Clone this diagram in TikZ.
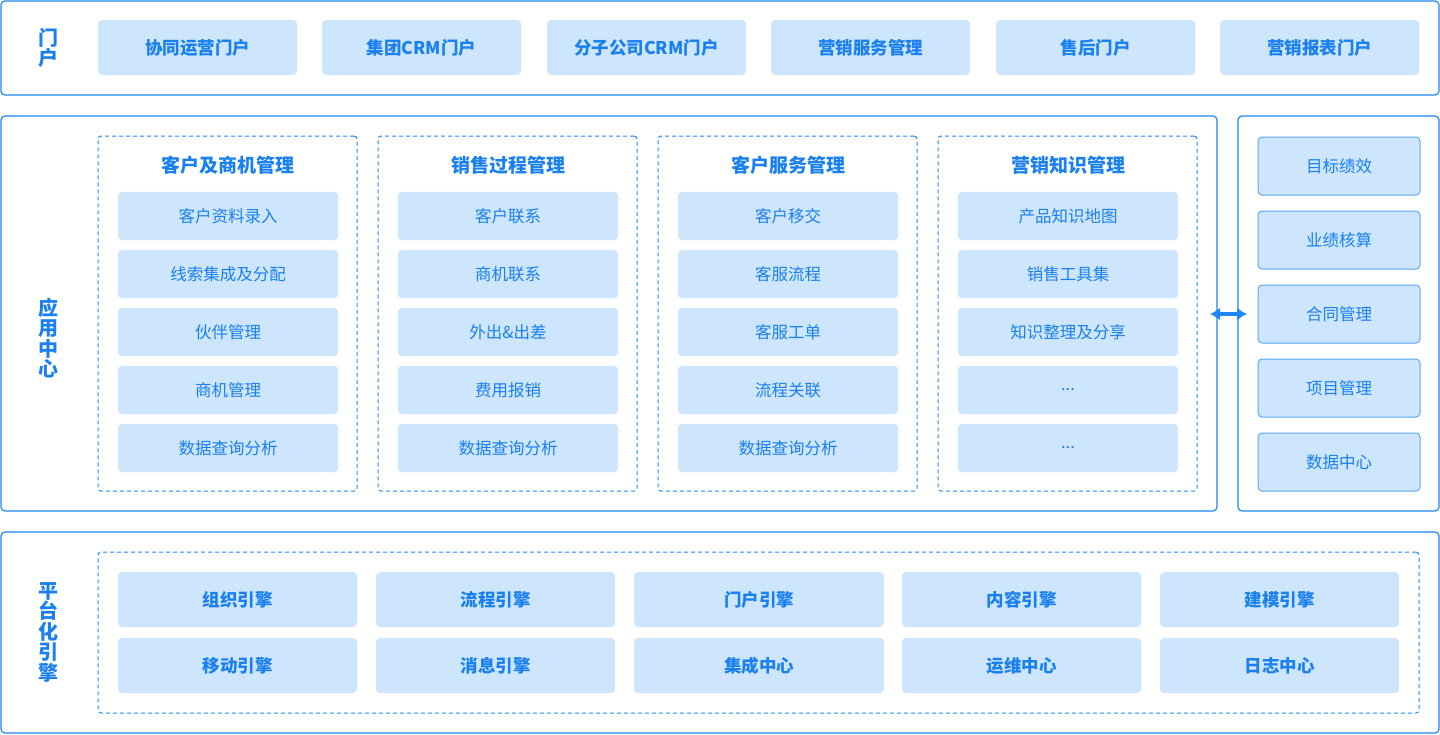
\documentclass[tikz,border=0pt]{standalone}
\usepackage{fontspec}
\setmainfont{Noto Sans CJK SC}
\usetikzlibrary{arrows.meta}
\definecolor{bd}{HTML}{1E86F7}
\definecolor{fl}{HTML}{CDE5FD}
\definecolor{tx}{HTML}{1A80F0}
\definecolor{bdl}{HTML}{5AA8F8}
\tikzset{
  panel/.style={draw=bd, line width=1.2pt, rounded corners=4pt, inner sep=0pt, outer sep=0pt},
  grp/.style={draw=bd, line width=1pt, dashed, dash pattern=on 4pt off 3pt, rounded corners=3pt, inner sep=0pt},
  lift/.style={text depth=0pt, text height=0pt},
  pbox/.style={fill=fl, rounded corners=4pt, inner sep=0pt, text=tx, font=\fontsize{17.5}{19}\selectfont\bfseries, minimum width=199pt, minimum height=55pt},
  ibox/.style={fill=fl, draw=fl!80!white, rounded corners=4pt, inner sep=0pt, text=tx, font=\fontsize{16.5}{18}\selectfont, minimum width=220pt, minimum height=48pt},
  rbox/.style={fill=fl, draw=bdl, line width=1pt, rounded corners=4pt, inner sep=0pt, text=tx, font=\fontsize{16.5}{18}\selectfont, minimum width=162pt, minimum height=58pt},
  ebox/.style={fill=fl, rounded corners=4pt, inner sep=0pt, text=tx, font=\fontsize{17.5}{19}\selectfont\bfseries, minimum width=239pt, minimum height=55pt},
  gtitle/.style={text=tx, font=\fontsize{19}{21}\selectfont\bfseries, inner sep=0pt},
  vlabel/.style={text=tx, font=\fontsize{20}{20.5}\selectfont\bfseries, align=center, inner sep=0pt},
}
\begin{document}
\begin{tikzpicture}[x=1pt,y=-1pt]
\useasboundingbox (0,0) rectangle (1440,734);
% panels
\node[panel, minimum width=1438pt, minimum height=94pt] (top) at (720,48) {};
\node[panel, minimum width=1216pt, minimum height=395pt] (mid) at (609,313.5) {};
\node[panel, minimum width=201pt, minimum height=395pt] (right) at (1338.5,313.5) {};
\node[panel, minimum width=1438pt, minimum height=201pt] (bot) at (720,632.5) {};
% vertical labels
\node[vlabel] (lt) at (48,48) {门\\户};
\node[vlabel] (lm) at (48,338) {应\\用\\中\\心};
\node[vlabel] (lb) at (48,632) {平\\台\\化\\引\\擎};
% portal boxes
\node[pbox] (p1) at (197.5,47.5) {协同运营门户};
\node[pbox] (p2) at (421.5,47.5) {集团CRM门户};
\node[pbox] (p3) at (646.5,47.5) {分子公司CRM门户};
\node[pbox] (p4) at (870.5,47.5) {营销服务管理};
\node[pbox] (p5) at (1095.5,47.5) {售后门户};
\node[pbox] (p6) at (1319.5,47.5) {营销报表门户};
% groups
\node[grp, minimum width=259pt, minimum height=355pt] (g1) at (227.5,313.5) {};
\node[grp, minimum width=259pt, minimum height=355pt] (g2) at (507.5,313.5) {};
\node[grp, minimum width=259pt, minimum height=355pt] (g3) at (787.5,313.5) {};
\node[grp, minimum width=259pt, minimum height=355pt] (g4) at (1067.5,313.5) {};
\node[gtitle] (t1) at (228,165) {客户及商机管理};
\node[gtitle] (t2) at (508,165) {销售过程管理};
\node[gtitle] (t3) at (788,165) {客户服务管理};
\node[gtitle] (t4) at (1068,165) {营销知识管理};
% group 1
\node[ibox] (a1) at (228,216) {客户资料录入};
\node[ibox] (a2) at (228,274) {线索集成及分配};
\node[ibox] (a3) at (228,332) {伙伴管理};
\node[ibox] (a4) at (228,390) {商机管理};
\node[ibox] (a5) at (228,448) {数据查询分析};
% group 2
\node[ibox] (b1) at (508,216) {客户联系};
\node[ibox] (b2) at (508,274) {商机联系};
\node[ibox] (b3) at (508,332) {外出\&出差};
\node[ibox] (b4) at (508,390) {费用报销};
\node[ibox] (b5) at (508,448) {数据查询分析};
% group 3
\node[ibox] (c1) at (788,216) {客户移交};
\node[ibox] (c2) at (788,274) {客服流程};
\node[ibox] (c3) at (788,332) {客服工单};
\node[ibox] (c4) at (788,390) {流程关联};
\node[ibox] (c5) at (788,448) {数据查询分析};
% group 4
\node[ibox] (d1) at (1068,216) {产品知识地图};
\node[ibox] (d2) at (1068,274) {销售工具集};
\node[ibox] (d3) at (1068,332) {知识整理及分享};
\node[ibox] (d4) at (1068,390) {...};
\node[ibox] (d5) at (1068,448) {...};
% right column
\node[rbox] (r1) at (1339,166) {目标绩效};
\node[rbox] (r2) at (1339,240) {业绩核算};
\node[rbox] (r3) at (1339,314) {合同管理};
\node[rbox] (r4) at (1339,388) {项目管理};
\node[rbox] (r5) at (1339,462) {数据中心};
% double arrow
\coordinate (al) at (1217,314);
\coordinate (ar) at (1238,314);
\draw[bd, line width=3.5pt, {Latex[length=10pt,width=13pt]}-{Latex[length=10pt,width=13pt]}, shorten <=-7pt, shorten >=-9pt] (al) -- (ar);
% platform engines
\node[grp, minimum width=1321pt, minimum height=161pt] (eg) at (758.5,632.5) {};
\node[ebox] (e1) at (237.5,599.5) {组织引擎};
\node[ebox] (e2) at (495.5,599.5) {流程引擎};
\node[ebox, minimum width=250pt] (e3) at (759,599.5) {门户引擎};
\node[ebox] (e4) at (1021.5,599.5) {内容引擎};
\node[ebox] (e5) at (1279.5,599.5) {建模引擎};
\node[ebox] (f1) at (237.5,665.5) {移动引擎};
\node[ebox] (f2) at (495.5,665.5) {消息引擎};
\node[ebox, minimum width=250pt] (f3) at (759,665.5) {集成中心};
\node[ebox] (f4) at (1021.5,665.5) {运维中心};
\node[ebox] (f5) at (1279.5,665.5) {日志中心};
\end{tikzpicture}
\end{document}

= = =

### Task to complete
All of the material above is to be copied exactly, except for its images.

### The output
Clone this diagram in TikZ.
\documentclass[tikz,border=0pt]{standalone}
\usepackage{fontspec}
\setmainfont{Noto Sans CJK SC}
\usetikzlibrary{arrows.meta}
\definecolor{bd}{HTML}{1E86F7}
\definecolor{fl}{HTML}{CDE5FD}
\definecolor{tx}{HTML}{1A80F0}
\definecolor{bdl}{HTML}{5AA8F8}
\tikzset{
  panel/.style={draw=bd, line width=1.2pt, rounded corners=4pt, inner sep=0pt, outer sep=0pt},
  grp/.style={draw=bd, line width=1pt, dashed, dash pattern=on 4pt off 3pt, rounded corners=3pt, inner sep=0pt},
  lift/.style={text depth=0pt, text height=0pt},
  pbox/.style={fill=fl, rounded corners=4pt, inner sep=0pt, text=tx, font=\fontsize{17.5}{19}\selectfont\bfseries, minimum width=199pt, minimum height=55pt},
  ibox/.style={fill=fl, draw=fl!80!white, rounded corners=4pt, inner sep=0pt, text=tx, font=\fontsize{16.5}{18}\selectfont, minimum width=220pt, minimum height=48pt},
  rbox/.style={fill=fl, draw=bdl, line width=1pt, rounded corners=4pt, inner sep=0pt, text=tx, font=\fontsize{16.5}{18}\selectfont, minimum width=162pt, minimum height=58pt},
  ebox/.style={fill=fl, rounded corners=4pt, inner sep=0pt, text=tx, font=\fontsize{17.5}{19}\selectfont\bfseries, minimum width=239pt, minimum height=55pt},
  gtitle/.style={text=tx, font=\fontsize{19}{21}\selectfont\bfseries, inner sep=0pt},
  vlabel/.style={text=tx, font=\fontsize{20}{20.5}\selectfont\bfseries, align=center, inner sep=0pt},
}
\begin{document}
\begin{tikzpicture}[x=1pt,y=-1pt]
\useasboundingbox (0,0) rectangle (1440,734);
% panels
\node[panel, minimum width=1438pt, minimum height=94pt] (top) at (720,48) {};
\node[panel, minimum width=1216pt, minimum height=395pt] (mid) at (609,313.5) {};
\node[panel, minimum width=201pt, minimum height=395pt] (right) at (1338.5,313.5) {};
\node[panel, minimum width=1438pt, minimum height=201pt] (bot) at (720,632.5) {};
% vertical labels
\node[vlabel] (lt) at (48,48) {门\\户};
\node[vlabel] (lm) at (48,338) {应\\用\\中\\心};
\node[vlabel] (lb) at (48,632) {平\\台\\化\\引\\擎};
% portal boxes
\node[pbox] (p1) at (197.5,47.5) {协同运营门户};
\node[pbox] (p2) at (421.5,47.5) {集团CRM门户};
\node[pbox] (p3) at (646.5,47.5) {分子公司CRM门户};
\node[pbox] (p4) at (870.5,47.5) {营销服务管理};
\node[pbox] (p5) at (1095.5,47.5) {售后门户};
\node[pbox] (p6) at (1319.5,47.5) {营销报表门户};
% groups
\node[grp, minimum width=259pt, minimum height=355pt] (g1) at (227.5,313.5) {};
\node[grp, minimum width=259pt, minimum height=355pt] (g2) at (507.5,313.5) {};
\node[grp, minimum width=259pt, minimum height=355pt] (g3) at (787.5,313.5) {};
\node[grp, minimum width=259pt, minimum height=355pt] (g4) at (1067.5,313.5) {};
\node[gtitle] (t1) at (228,165) {客户及商机管理};
\node[gtitle] (t2) at (508,165) {销售过程管理};
\node[gtitle] (t3) at (788,165) {客户服务管理};
\node[gtitle] (t4) at (1068,165) {营销知识管理};
% group 1
\node[ibox] (a1) at (228,216) {客户资料录入};
\node[ibox] (a2) at (228,274) {线索集成及分配};
\node[ibox] (a3) at (228,332) {伙伴管理};
\node[ibox] (a4) at (228,390) {商机管理};
\node[ibox] (a5) at (228,448) {数据查询分析};
% group 2
\node[ibox] (b1) at (508,216) {客户联系};
\node[ibox] (b2) at (508,274) {商机联系};
\node[ibox] (b3) at (508,332) {外出\&出差};
\node[ibox] (b4) at (508,390) {费用报销};
\node[ibox] (b5) at (508,448) {数据查询分析};
% group 3
\node[ibox] (c1) at (788,216) {客户移交};
\node[ibox] (c2) at (788,274) {客服流程};
\node[ibox] (c3) at (788,332) {客服工单};
\node[ibox] (c4) at (788,390) {流程关联};
\node[ibox] (c5) at (788,448) {数据查询分析};
% group 4
\node[ibox] (d1) at (1068,216) {产品知识地图};
\node[ibox] (d2) at (1068,274) {销售工具集};
\node[ibox] (d3) at (1068,332) {知识整理及分享};
\node[ibox] (d4) at (1068,390) {...};
\node[ibox] (d5) at (1068,448) {...};
% right column
\node[rbox] (r1) at (1339,166) {目标绩效};
\node[rbox] (r2) at (1339,240) {业绩核算};
\node[rbox] (r3) at (1339,314) {合同管理};
\node[rbox] (r4) at (1339,388) {项目管理};
\node[rbox] (r5) at (1339,462) {数据中心};
% double arrow
\coordinate (al) at (1217,314);
\coordinate (ar) at (1238,314);
\draw[bd, line width=3.5pt, {Latex[length=10pt,width=13pt]}-{Latex[length=10pt,width=13pt]}, shorten <=-7pt, shorten >=-9pt] (al) -- (ar);
% platform engines
\node[grp, minimum width=1321pt, minimum height=161pt] (eg) at (758.5,632.5) {};
\node[ebox] (e1) at (237.5,599.5) {组织引擎};
\node[ebox] (e2) at (495.5,599.5) {流程引擎};
\node[ebox, minimum width=250pt] (e3) at (759,599.5) {门户引擎};
\node[ebox] (e4) at (1021.5,599.5) {内容引擎};
\node[ebox] (e5) at (1279.5,599.5) {建模引擎};
\node[ebox] (f1) at (237.5,665.5) {移动引擎};
\node[ebox] (f2) at (495.5,665.5) {消息引擎};
\node[ebox, minimum width=250pt] (f3) at (759,665.5) {集成中心};
\node[ebox] (f4) at (1021.5,665.5) {运维中心};
\node[ebox] (f5) at (1279.5,665.5) {日志中心};
\end{tikzpicture}
\end{document}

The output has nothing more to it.